Computational complexity The practical implementation of SMGO is based on keeping a database of candidate points, storing their respective SM-based bounds. As this database is used as a look-up table for the exploitation and exploration routines, most of the computations are devoted to updating this database at every iteration. The computational complexity of SMGO is mostly due to the number of candidate points generated, which, for the candidate points generation mechanism described in [15], results in \(\mathcal {O}(Dn+n^2)\). More discussions regarding the SMGO computational complexity, and iterative implementations can be found in [14, 15].

Implementation aspects There are important concerns that arise in most practical implementations, that we need to address in building SMGO. The most apparent concern is on the presence of noise and/or disturbance of unknown bounds. In this case, assuming that these bounds are finite (but we do not assume anything regarding its distribution), we can estimate the noise bounds by utilizing the method proposed in [2], and integrate this information in the construction of the SM bounds. The exploitation and exploration routines are performed as usual.

As SMGO proposes a methodical approach to generating candidate points, the results are completely reproducible from one run to another, i.e., given the same starting point, SMGO will produce the same result and the same sampling history, assuming the absence of noise. However, this same methodical generation of candidate points severely limit the possible search directions, especially during early iterations, SMGO allocates a fixed number of candidate points at the start of the algorithm, scattered around \(\mathcal {X}\) according to a pseudo-random distribution. This ensures that even during the initial iterations, SMGO can have more options on sampling locations, while still maintaining reproducibility (because the pseudo-random distribution can be duplicated between runs).

5 Sample Applications

5.1 Experiment-Based Controller Tuning

In this first application, the design of a proportional-integral (PI) controller for a tabletop wooden disk elevation system. As shown in Fig. 7, it has the objective of achieving the best disk elevation tracking performance, i.e., minimizing the elevation tracking error with respect to the a set reference height. Even in this seemingly simple system, there are already several non-trivial mechanisms at play, including imperfections in the blower nozzle 3D printing, non-linear aerodynamic response of the blower, friction of the guide rails, and looseness of the wooden disk.

Fig. 7
A control design for the experiment with a wooden disk elevation system. The system complexities include imperfections in blower 3-D print, guide rail friction, flow non-linearities, and looseness of levitating disks. The objective is to minimize the disk elevation tracking error using the S M G O algorithm.

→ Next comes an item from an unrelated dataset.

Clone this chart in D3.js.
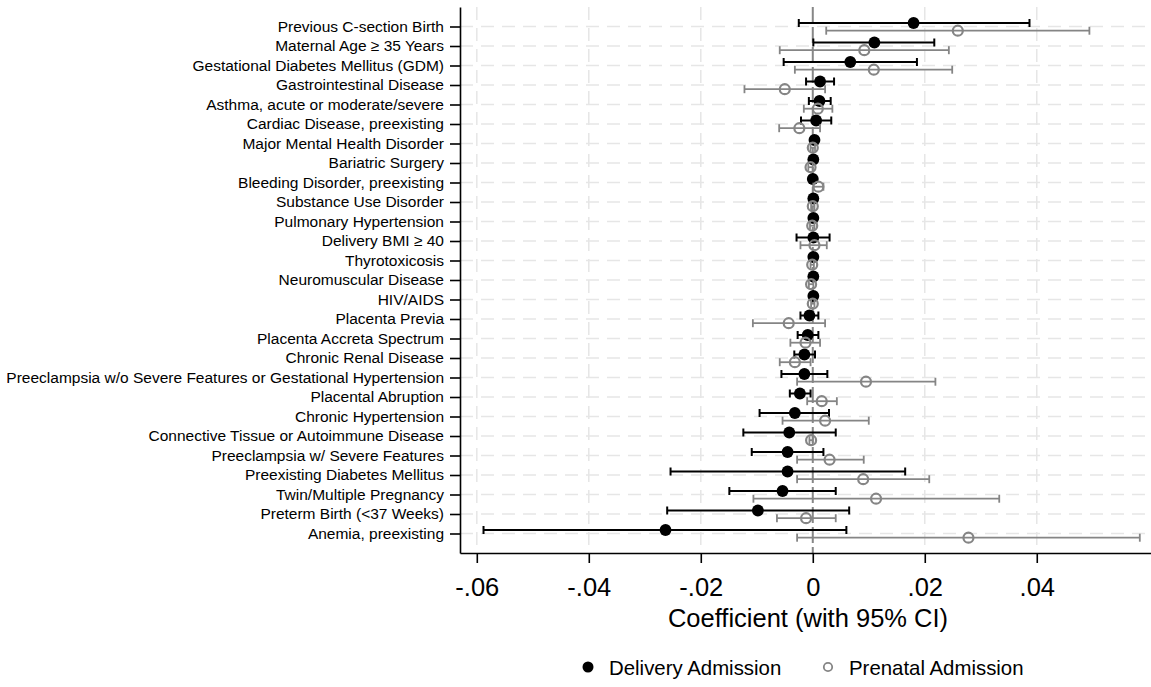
<!DOCTYPE html>
<html>
<head>
<meta charset="utf-8">
<script src="https://cdn.jsdelivr.net/npm/d3@7"></script>
<style>
  body { margin: 0; background: #fff; }
  svg { display: block; font-family: "Liberation Sans", Arial, sans-serif; }
</style>
</head>
<body>
<div class="article"></div>
<script>
// chart data
var categories = [
  "Previous C-section Birth", "Maternal Age \u2265 35 Years", "Gestational Diabetes Mellitus (GDM)",
  "Gastrointestinal Disease", "Asthma, acute or moderate/severe", "Cardiac Disease, preexisting",
  "Major Mental Health Disorder", "Bariatric Surgery", "Bleeding Disorder, preexisting",
  "Substance Use Disorder", "Pulmonary Hypertension", "Delivery BMI \u2265 40", "Thyrotoxicosis",
  "Neuromuscular Disease", "HIV/AIDS", "Placenta Previa", "Placenta Accreta Spectrum",
  "Chronic Renal Disease", "Preeclampsia w/o Severe Features or Gestational Hypertension",
  "Placental Abruption", "Chronic Hypertension", "Connective Tissue or Autoimmune Disease",
  "Preeclampsia w/ Severe Features", "Preexisting Diabetes Mellitus", "Twin/Multiple Pregnancy",
  "Preterm Birth (<37 Weeks)", "Anemia, preexisting"
];

var deliveryCoef = [0.018, 0.011, 0.0067, 0.0013, 0.0012, 0.0006, 0.0003, 0.0001, 0.0, 0.0001, 0.0001, 0.0001, 0.0001, 0.0001, 0.0001,
  -0.0006, -0.0009, -0.0015, -0.0015, -0.0023, -0.0032, -0.0042, -0.0045, -0.0045, -0.0054, -0.0098, -0.0263];
var deliveryLo = [-0.0025, 0.0001, -0.0052, -0.0012, -0.0007, -0.0021, 0.0, -0.0002, -0.0003, -0.0001, -0.0002, -0.0029, -0.0002, -0.0002, -0.0001,
  -0.0022, -0.0027, -0.0033, -0.0056, -0.0041, -0.0095, -0.0124, -0.0109, -0.0254, -0.0149, -0.026, -0.0588];
var deliveryHi = [0.0387, 0.0217, 0.0186, 0.0038, 0.0032, 0.0033, 0.0006, 0.0004, 0.0003, 0.0003, 0.0004, 0.003, 0.0004, 0.0004, 0.0003,
  0.001, 0.001, 0.0004, 0.0026, -0.0004, 0.0029, 0.0041, 0.0019, 0.0165, 0.0041, 0.0065, 0.006];

var prenatalCoef = [0.0259, 0.0092, 0.0109, -0.005, 0.0009, -0.0024, 0.0, -0.0004, 0.001, 0.0, -0.0001, 0.0003, -0.0001, -0.0003, 0.0,
  -0.0043, -0.0013, -0.0032, 0.0095, 0.0016, 0.0022, -0.0003, 0.003, 0.009, 0.0113, -0.0012, 0.0278];
var prenatalLo = [0.0024, -0.0059, -0.0032, -0.0122, -0.0016, -0.006, -0.0004, -0.0008, 0.0001, -0.0003, -0.0005, -0.0022, -0.0004, -0.0007, -0.0003,
  -0.0107, -0.004, -0.0059, -0.0028, -0.001, -0.0054, -0.0006, -0.0028, -0.0028, -0.0106, -0.0064, -0.0028];
var prenatalHi = [0.0494, 0.0243, 0.0249, 0.0022, 0.0035, 0.0013, 0.0004, 0.0, 0.0019, 0.0003, 0.0003, 0.0025, 0.0002, 0.0001, 0.0003,
  0.0022, 0.0013, -0.0004, 0.0219, 0.0043, 0.01, 0.0, 0.0091, 0.0208, 0.0333, 0.0041, 0.0584];

var xTicks = [-0.06, -0.04, -0.02, 0, 0.02, 0.04];
var xTickLabels = ["-.06", "-.04", "-.02", "0", ".02", ".04"];
var seriesNames = ["Delivery Admission", "Prenatal Admission"];
var xTitle = "Coefficient (with 95% CI)";

//setting svg dimension
var svgWidth = 1151;
var svgHeight = 687;

//plot area edges
var plot = { left: 460, right: 1151, top: 7, bottom: 553 };

var svg = d3.select(".article")
  .append("svg")
  .attr("width", svgWidth)
  .attr("height", svgHeight);

var xScale = d3.scaleLinear()
  .domain([-0.063, 0.0604])
  .range([plot.left, plot.right]);

var yScale = d3.scalePoint()
  .domain(categories)
  .range([plot.top, plot.bottom])
  .padding(1);

var gridColor = "#e6e6e6";

// vertical grid lines
svg.append("g")
  .selectAll("line")
  .data(xTicks.filter(d => d !== 0))
  .enter()
  .append("line")
  .attr("x1", d => xScale(d))
  .attr("x2", d => xScale(d))
  .attr("y1", plot.top)
  .attr("y2", plot.bottom)
  .attr("stroke", gridColor)
  .attr("stroke-width", 1.5)
  .attr("stroke-dasharray", "13,8");

// horizontal grid lines
svg.append("g")
  .selectAll("line")
  .data(categories)
  .enter()
  .append("line")
  .attr("x1", plot.left)
  .attr("x2", plot.right)
  .attr("y1", d => yScale(d))
  .attr("y2", d => yScale(d))
  .attr("stroke", gridColor)
  .attr("stroke-width", 1.5)
  .attr("stroke-dasharray", "13,8");

// zero reference line
svg.append("line")
  .attr("x1", xScale(0))
  .attr("x2", xScale(0))
  .attr("y1", plot.top)
  .attr("y2", plot.bottom)
  .attr("stroke", "#878787")
  .attr("stroke-width", 2)
  .attr("stroke-dasharray", "16,4");

//axes
var leftAxis = d3.axisLeft(yScale).tickSize(10).tickSizeOuter(0).tickPadding(6);
var bottomAxis = d3.axisBottom(xScale)
  .tickValues(xTicks)
  .tickFormat((d, i) => xTickLabels[i])
  .tickSize(10)
  .tickSizeOuter(0)
  .tickPadding(15);

var yAxisG = svg.append("g")
  .attr("transform", `translate(${plot.left}, 0)`)
  .call(leftAxis);
yAxisG.selectAll("text")
  .attr("fill", "#000")
  .style("font-size", "15.5px")
  .style("font-family", "'Liberation Sans', Arial, sans-serif");

var xAxisG = svg.append("g")
  .attr("transform", `translate(0, ${plot.bottom})`)
  .call(bottomAxis);
xAxisG.selectAll("text")
  .attr("fill", "#000")
  .style("font-size", "25.5px")
  .style("font-family", "'Liberation Sans', Arial, sans-serif");

[yAxisG, xAxisG].forEach(g => {
  g.selectAll("path, line").attr("stroke", "#000").attr("stroke-width", 1.6);
});

// series: offset rows slightly up (delivery) and down (prenatal)
var series = [
  { name: seriesNames[0], coef: deliveryCoef, lo: deliveryLo, hi: deliveryHi, dy: -3.5, color: "#000", filled: true, r: 5.9, lw: 2 },
  { name: seriesNames[1], coef: prenatalCoef, lo: prenatalLo, hi: prenatalHi, dy: 4.2, color: "#858585", filled: false, r: 5, lw: 1.8 }
];

var capHalf = 4;

series.forEach(s => {
  var rows = categories.map((c, i) => ({ cat: c, coef: s.coef[i], lo: s.lo[i], hi: s.hi[i] }));
  var g = svg.append("g");

  var elem = g.selectAll("g")
    .data(rows)
    .enter()
    .append("g");

  elem.append("line")
    .attr("x1", d => xScale(d.lo))
    .attr("x2", d => xScale(d.hi))
    .attr("y1", d => yScale(d.cat) + s.dy)
    .attr("y2", d => yScale(d.cat) + s.dy)
    .attr("stroke", s.color)
    .attr("stroke-width", s.lw);

  ["lo", "hi"].forEach(k => {
    elem.append("line")
      .attr("x1", d => xScale(d[k]))
      .attr("x2", d => xScale(d[k]))
      .attr("y1", d => yScale(d.cat) + s.dy - capHalf)
      .attr("y2", d => yScale(d.cat) + s.dy + capHalf)
      .attr("stroke", s.color)
      .attr("stroke-width", s.lw);
  });

  elem.append("circle")
    .attr("cx", d => xScale(d.coef))
    .attr("cy", d => yScale(d.cat) + s.dy)
    .attr("r", s.r)
    .attr("fill", s.filled ? s.color : "none")
    .attr("stroke", s.color)
    .attr("stroke-width", s.filled ? 0 : 2.2);
});

// axis title
svg.append("text")
  .attr("x", 808)
  .attr("y", 627)
  .attr("text-anchor", "middle")
  .style("font-size", "25.5px")
  .attr("fill", "#000")
  .text(xTitle);

// legend
var legend = svg.append("g");
legend.append("circle")
  .attr("cx", 588).attr("cy", 667).attr("r", 5.5)
  .attr("fill", "#000");
legend.append("text")
  .attr("x", 609).attr("y", 674.5)
  .style("font-size", "20.4px")
  .text(seriesNames[0]);
legend.append("circle")
  .attr("cx", 828).attr("cy", 667).attr("r", 4.2)
  .attr("fill", "none").attr("stroke", "#858585").attr("stroke-width", 1.8);
legend.append("text")
  .attr("x", 849).attr("y", 674.5)
  .style("font-size", "20.4px")
  .text(seriesNames[1]);
</script>
</body>
</html>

Control design for a wooden disk elevation system

We applied SMGO in tuning the PI controller, and results show that the transient response of a controller tuned via black-box optimization (SMGO) outperforms one which was tuned from an estimated system model. More information regarding the system model, particularities in the optimization setup, and the results can be found in [3].

5.2 Plant-Controller Co-Design

Another application that involves non-convex optimization is plant-controller co-design. Consider a CubeSat to be designed for optical missions, i.e., taking images of ground targets. In this case, our objective is to minimize the attitude (pointing) error of the CubeSat, to satisfy its optical mission. In addition, we are constrained by a minimum percentage of communications time per flyby over the ground station (GS), located in Kiruna, Sweden, and also the maximum average power consumption per camera task. We designed for this case the following: sliding mode controller tuning for reaction wheels (RWs), sizing of magnetic rods, and sizing of hysteretic materials. This design problem is highly difficult because of the interactions between the passives design (magnetic rods and hysteretic materials) and the RW controller, and the non-trivial effects with the environment, in particular the Earth’s magnetic field. A diagram illustrating the complexity of the optimization problem is shown in Fig. 8, and more information regarding the system description and non-trivial interactions of the design variables and the objective/constraints can be found in [13].

Fig. 8
A control diagram for 3 U optical CubeSat. The system complexities include the hysteresis effect on the magnetic damper, interactions with the geometric field, and the reaction wheel saturation. The objective is to minimize the attitude tracking error, using the S M G O algorithm.

Plant-controller co-design for an optical CubeSat

The SMGO algorithm was used for the design process, interfaced with a MATLAB/Simulink-based CubeSat model. Simulations of image acquisition tasks and GS communication scenarios are run with the CubeSat with different passive magnet, hysteretic material, and RW controller tunings. For comparison, other commonly-used design strategies like independent design, sequential design, and Latin hypercube-based sampling are tested as well. As can also be seen in detailed results in [13], SMGO-based design was found to have the best attitude tracking performance, while satisfying the operational constraints on GS communication and power consumption.

6 Conclusions

In this contribution, the Set Membership Global Optimization (SMGO) is introduced, which is a new approach for non-convex optimization based on the Set Membership framework. The resulting approach is discussed, using the data-derived Set Membership model bounds and uncertainties to intelligently trade off between exploitation and exploration to decide on the next sampling point. We provide an overview of its theoretical properties, in particular its convergence to the global optimal value up to any finite precision, as well as several implementation concerns. We have also provided overview information on two test cases on which SMGO was used on controller design of a disk levitation system, and a simulations-based plant-controller co-design for an optical spacecraft.